Spricht man mit gläubigen Katholiken, ist Spital dies auch gelungen. Selbst der in seine letzten Amtsjahre fallende Skandal um den ehemaligen Chef der Caritas Trägergesellschaft Trier (ctt), Hans-Joachim Doerfert, dem Spital blindlings vertraute, statt ihn zu kontrollieren, änderte daran nichts. Die Affäre Ende der 90er-Jahre blieb allerdings nicht ohne Auswirkungen auf Spitals Gesundheit: Zwei Mal innerhalb von zweieinhalb Jahren kam der Bischof mit einem Schwächeanfall ins Krankenhaus.

Nach seiner Emeritierung vor sechs Jahren lebte Spital zunächst noch zurückgezogen im Schatten des Doms - in einem Haus der Kurie. Später, schon von Krankheit gezeichnet, zog der Altbischof in ein Altersheim in seinen Geburtsort Münster, wo noch mehrere Verwandte von ihm leben.

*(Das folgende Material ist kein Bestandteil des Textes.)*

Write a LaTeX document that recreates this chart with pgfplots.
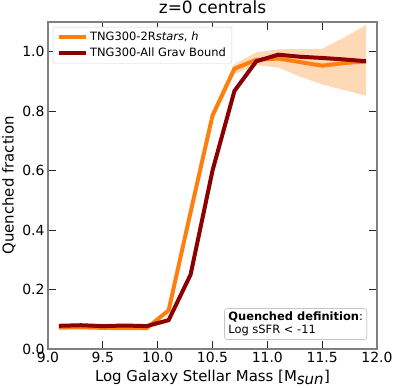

Hermann Josef Spitals letzter großer Auftritt in Trier liegt ein gutes Jahr zurück. Anfang Januar 2006 ehrte ihn das Bistum mit einem anderthalbstündigen Pontifikalamt im Dom. An seine letzten Worte damals werden sich die Gläubigen in Deutschlands ältester Diözese noch gerne erinnern: "Einen Gruß an jeden einzelnen von Ihnen. Man kann nicht genug danken, wenn einem so vieles geschenkt worden ist."